> _Collection entries_:
┄┄┄┄┄┄┄┄┄┄┄┄┄┄┄┄┄┄┄┄

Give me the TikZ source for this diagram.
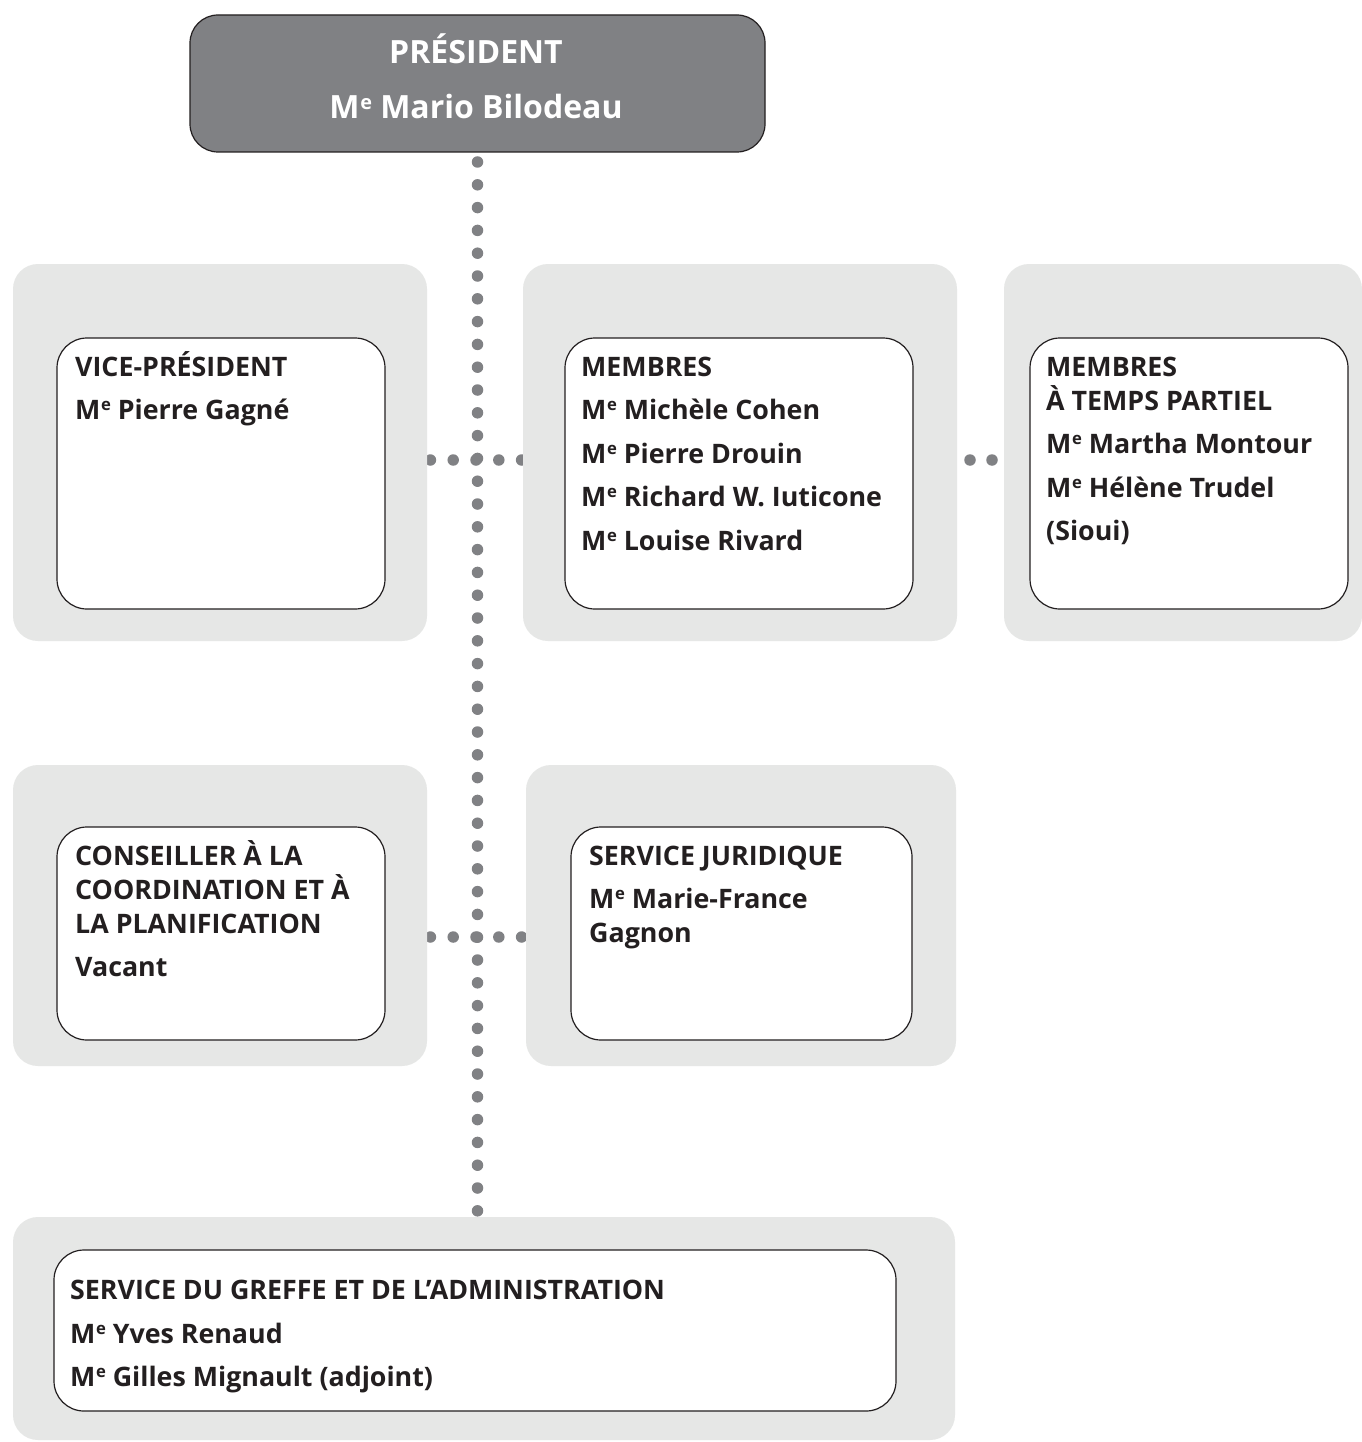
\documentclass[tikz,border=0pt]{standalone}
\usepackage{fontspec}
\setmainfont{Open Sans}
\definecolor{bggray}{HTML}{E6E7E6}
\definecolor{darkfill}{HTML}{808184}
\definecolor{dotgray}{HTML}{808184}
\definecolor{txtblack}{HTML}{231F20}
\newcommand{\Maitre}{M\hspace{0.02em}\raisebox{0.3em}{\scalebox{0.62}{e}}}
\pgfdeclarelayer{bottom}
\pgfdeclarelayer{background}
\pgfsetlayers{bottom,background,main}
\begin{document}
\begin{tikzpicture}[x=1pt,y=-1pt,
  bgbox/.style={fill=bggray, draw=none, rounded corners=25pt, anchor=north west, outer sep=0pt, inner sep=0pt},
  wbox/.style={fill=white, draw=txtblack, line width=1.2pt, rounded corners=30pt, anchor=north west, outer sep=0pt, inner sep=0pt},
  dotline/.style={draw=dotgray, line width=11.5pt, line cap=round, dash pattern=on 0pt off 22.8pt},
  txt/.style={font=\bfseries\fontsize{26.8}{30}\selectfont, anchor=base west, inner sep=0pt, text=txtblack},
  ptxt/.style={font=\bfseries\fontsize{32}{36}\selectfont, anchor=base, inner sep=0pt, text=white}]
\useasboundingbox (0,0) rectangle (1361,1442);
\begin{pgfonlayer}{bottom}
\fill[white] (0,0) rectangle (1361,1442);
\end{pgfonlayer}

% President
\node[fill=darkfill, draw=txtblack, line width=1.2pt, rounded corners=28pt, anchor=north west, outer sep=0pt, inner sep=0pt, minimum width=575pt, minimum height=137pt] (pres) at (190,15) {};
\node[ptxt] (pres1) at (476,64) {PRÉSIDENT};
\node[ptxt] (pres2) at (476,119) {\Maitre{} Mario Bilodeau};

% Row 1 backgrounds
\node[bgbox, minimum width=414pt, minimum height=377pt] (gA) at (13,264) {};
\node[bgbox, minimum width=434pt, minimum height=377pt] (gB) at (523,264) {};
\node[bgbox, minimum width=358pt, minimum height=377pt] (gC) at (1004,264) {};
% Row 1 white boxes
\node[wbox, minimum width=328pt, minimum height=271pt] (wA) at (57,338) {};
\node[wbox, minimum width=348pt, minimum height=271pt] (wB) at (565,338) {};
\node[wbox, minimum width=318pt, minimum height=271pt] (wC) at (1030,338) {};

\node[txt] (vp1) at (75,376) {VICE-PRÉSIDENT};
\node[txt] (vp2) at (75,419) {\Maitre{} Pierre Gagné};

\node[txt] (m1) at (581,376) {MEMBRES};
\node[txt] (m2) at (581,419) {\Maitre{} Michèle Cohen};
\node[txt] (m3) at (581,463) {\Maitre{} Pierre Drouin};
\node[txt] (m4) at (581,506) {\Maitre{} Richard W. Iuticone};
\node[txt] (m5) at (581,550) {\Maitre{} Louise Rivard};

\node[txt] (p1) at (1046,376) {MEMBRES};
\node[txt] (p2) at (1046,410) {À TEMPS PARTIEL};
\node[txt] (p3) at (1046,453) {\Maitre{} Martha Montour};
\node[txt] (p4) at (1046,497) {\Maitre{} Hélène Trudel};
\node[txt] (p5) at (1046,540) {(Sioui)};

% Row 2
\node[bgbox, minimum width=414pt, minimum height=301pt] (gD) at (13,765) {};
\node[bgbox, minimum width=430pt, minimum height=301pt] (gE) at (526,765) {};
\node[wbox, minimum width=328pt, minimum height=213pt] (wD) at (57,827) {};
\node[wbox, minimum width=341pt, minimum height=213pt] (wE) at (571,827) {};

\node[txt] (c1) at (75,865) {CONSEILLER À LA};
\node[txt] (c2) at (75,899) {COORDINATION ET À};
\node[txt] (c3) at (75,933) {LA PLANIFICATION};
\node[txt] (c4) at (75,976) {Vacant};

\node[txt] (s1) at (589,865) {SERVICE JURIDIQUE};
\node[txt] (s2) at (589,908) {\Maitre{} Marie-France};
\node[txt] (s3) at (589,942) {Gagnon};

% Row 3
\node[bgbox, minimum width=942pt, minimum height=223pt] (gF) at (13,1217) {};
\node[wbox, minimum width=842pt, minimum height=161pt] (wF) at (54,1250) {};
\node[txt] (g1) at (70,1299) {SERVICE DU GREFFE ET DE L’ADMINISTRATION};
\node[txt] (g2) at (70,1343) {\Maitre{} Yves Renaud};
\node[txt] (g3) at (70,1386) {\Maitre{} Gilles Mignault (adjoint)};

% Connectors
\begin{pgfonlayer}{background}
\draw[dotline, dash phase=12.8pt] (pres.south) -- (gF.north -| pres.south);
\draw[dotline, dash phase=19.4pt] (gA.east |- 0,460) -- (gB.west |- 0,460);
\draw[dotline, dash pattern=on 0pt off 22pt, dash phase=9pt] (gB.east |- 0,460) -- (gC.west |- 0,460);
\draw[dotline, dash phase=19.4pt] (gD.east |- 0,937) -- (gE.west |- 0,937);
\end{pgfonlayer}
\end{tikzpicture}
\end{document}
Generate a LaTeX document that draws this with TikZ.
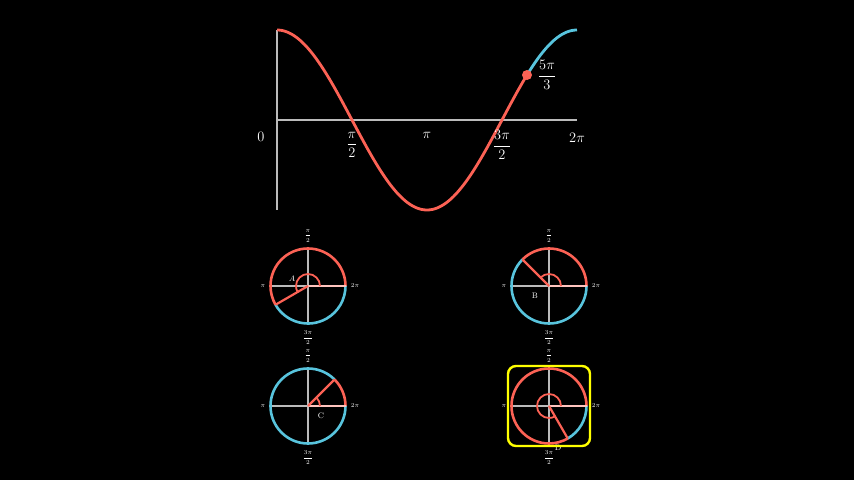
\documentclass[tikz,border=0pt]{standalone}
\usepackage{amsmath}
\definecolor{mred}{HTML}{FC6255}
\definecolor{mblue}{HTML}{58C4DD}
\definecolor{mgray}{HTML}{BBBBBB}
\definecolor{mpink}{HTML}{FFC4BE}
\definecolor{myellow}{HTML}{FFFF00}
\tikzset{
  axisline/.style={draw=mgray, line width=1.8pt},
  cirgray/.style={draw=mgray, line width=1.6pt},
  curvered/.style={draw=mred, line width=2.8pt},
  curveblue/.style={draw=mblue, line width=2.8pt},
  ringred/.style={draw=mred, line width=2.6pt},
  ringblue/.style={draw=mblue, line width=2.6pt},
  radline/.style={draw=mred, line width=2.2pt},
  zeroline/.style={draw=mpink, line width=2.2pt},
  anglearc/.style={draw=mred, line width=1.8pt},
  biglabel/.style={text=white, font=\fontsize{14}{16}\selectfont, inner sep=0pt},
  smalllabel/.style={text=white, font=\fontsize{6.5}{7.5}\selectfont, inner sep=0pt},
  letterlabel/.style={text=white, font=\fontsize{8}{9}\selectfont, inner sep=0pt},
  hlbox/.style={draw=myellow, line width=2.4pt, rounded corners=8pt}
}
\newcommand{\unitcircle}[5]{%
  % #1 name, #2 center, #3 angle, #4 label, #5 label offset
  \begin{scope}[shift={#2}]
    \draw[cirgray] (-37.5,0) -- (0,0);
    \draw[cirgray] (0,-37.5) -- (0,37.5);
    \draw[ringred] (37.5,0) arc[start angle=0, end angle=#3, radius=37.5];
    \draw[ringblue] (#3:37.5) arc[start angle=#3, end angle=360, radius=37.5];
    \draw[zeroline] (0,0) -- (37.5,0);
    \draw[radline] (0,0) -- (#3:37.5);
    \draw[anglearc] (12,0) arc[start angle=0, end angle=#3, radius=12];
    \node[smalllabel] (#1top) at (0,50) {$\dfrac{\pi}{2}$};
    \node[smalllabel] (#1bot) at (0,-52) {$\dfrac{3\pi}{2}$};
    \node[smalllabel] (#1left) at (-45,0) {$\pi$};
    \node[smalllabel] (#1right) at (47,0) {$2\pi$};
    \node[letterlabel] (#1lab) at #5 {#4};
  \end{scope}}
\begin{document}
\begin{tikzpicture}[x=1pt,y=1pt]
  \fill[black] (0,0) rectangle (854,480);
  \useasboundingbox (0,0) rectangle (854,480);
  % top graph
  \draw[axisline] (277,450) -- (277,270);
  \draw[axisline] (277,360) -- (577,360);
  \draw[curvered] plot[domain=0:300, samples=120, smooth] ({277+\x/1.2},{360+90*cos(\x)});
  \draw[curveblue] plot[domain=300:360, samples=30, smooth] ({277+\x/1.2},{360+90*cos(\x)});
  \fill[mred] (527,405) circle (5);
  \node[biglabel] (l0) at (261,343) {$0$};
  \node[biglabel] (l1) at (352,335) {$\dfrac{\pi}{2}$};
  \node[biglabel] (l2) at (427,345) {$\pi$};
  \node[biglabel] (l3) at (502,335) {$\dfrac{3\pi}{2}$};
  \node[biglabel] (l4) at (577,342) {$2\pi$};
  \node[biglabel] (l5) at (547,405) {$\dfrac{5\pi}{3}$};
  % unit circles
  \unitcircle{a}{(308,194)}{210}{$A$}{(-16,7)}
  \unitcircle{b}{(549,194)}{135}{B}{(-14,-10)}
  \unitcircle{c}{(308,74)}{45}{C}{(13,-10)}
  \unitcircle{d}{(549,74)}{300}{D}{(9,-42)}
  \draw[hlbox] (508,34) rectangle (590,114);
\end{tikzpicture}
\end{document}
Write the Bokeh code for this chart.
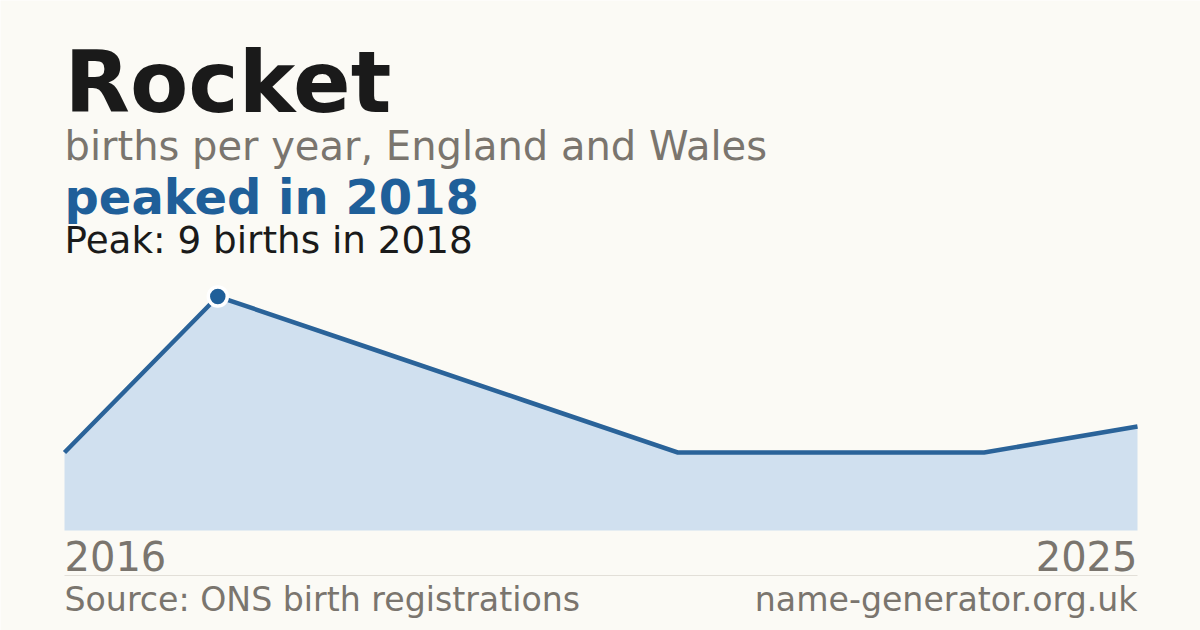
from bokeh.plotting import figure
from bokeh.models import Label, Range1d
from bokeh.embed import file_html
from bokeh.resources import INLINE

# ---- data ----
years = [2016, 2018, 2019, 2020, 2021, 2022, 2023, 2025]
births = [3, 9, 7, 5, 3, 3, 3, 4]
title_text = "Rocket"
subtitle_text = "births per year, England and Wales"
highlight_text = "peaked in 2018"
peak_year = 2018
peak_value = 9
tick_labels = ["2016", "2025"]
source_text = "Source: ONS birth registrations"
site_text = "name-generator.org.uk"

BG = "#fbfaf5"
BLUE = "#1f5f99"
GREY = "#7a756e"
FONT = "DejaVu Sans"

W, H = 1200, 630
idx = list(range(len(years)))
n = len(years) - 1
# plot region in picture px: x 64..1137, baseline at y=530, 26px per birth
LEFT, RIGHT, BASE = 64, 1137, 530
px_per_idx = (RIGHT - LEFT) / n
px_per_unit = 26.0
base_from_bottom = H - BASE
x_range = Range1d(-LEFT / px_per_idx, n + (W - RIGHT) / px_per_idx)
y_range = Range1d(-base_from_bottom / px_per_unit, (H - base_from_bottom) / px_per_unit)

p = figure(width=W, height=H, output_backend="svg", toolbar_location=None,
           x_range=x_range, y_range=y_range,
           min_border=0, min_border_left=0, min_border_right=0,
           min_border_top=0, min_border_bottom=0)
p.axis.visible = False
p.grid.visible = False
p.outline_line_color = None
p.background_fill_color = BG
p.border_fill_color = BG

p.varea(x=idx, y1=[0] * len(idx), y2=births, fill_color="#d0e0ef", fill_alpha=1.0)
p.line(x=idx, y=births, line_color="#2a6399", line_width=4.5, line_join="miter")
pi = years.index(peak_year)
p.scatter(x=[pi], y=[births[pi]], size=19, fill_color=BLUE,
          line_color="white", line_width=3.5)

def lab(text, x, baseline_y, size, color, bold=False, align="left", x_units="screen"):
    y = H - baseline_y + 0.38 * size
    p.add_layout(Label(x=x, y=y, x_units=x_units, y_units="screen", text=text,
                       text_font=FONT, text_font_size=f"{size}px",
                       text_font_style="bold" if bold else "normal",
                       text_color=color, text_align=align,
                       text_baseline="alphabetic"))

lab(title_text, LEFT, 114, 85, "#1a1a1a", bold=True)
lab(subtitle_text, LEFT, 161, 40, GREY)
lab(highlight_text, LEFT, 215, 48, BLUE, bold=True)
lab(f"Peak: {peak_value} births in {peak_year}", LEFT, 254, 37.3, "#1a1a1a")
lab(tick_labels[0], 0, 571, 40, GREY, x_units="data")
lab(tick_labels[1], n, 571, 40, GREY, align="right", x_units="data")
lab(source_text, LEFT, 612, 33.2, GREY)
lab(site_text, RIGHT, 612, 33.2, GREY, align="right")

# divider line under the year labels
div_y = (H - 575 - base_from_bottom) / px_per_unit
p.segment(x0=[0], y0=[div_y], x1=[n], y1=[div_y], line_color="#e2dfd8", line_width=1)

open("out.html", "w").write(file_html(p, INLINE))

┄┄┄┄┄┄┄┄┄┄┄┄┄┄┄┄┄┄┄┄

Copy every line that contains the string "this".

> _SOLUTION TO THE EXERCISE_:
Give me the TikZ source for this diagram.
Generate a LaTeX document that draws this with TikZ.
Write the Bokeh code for this chart.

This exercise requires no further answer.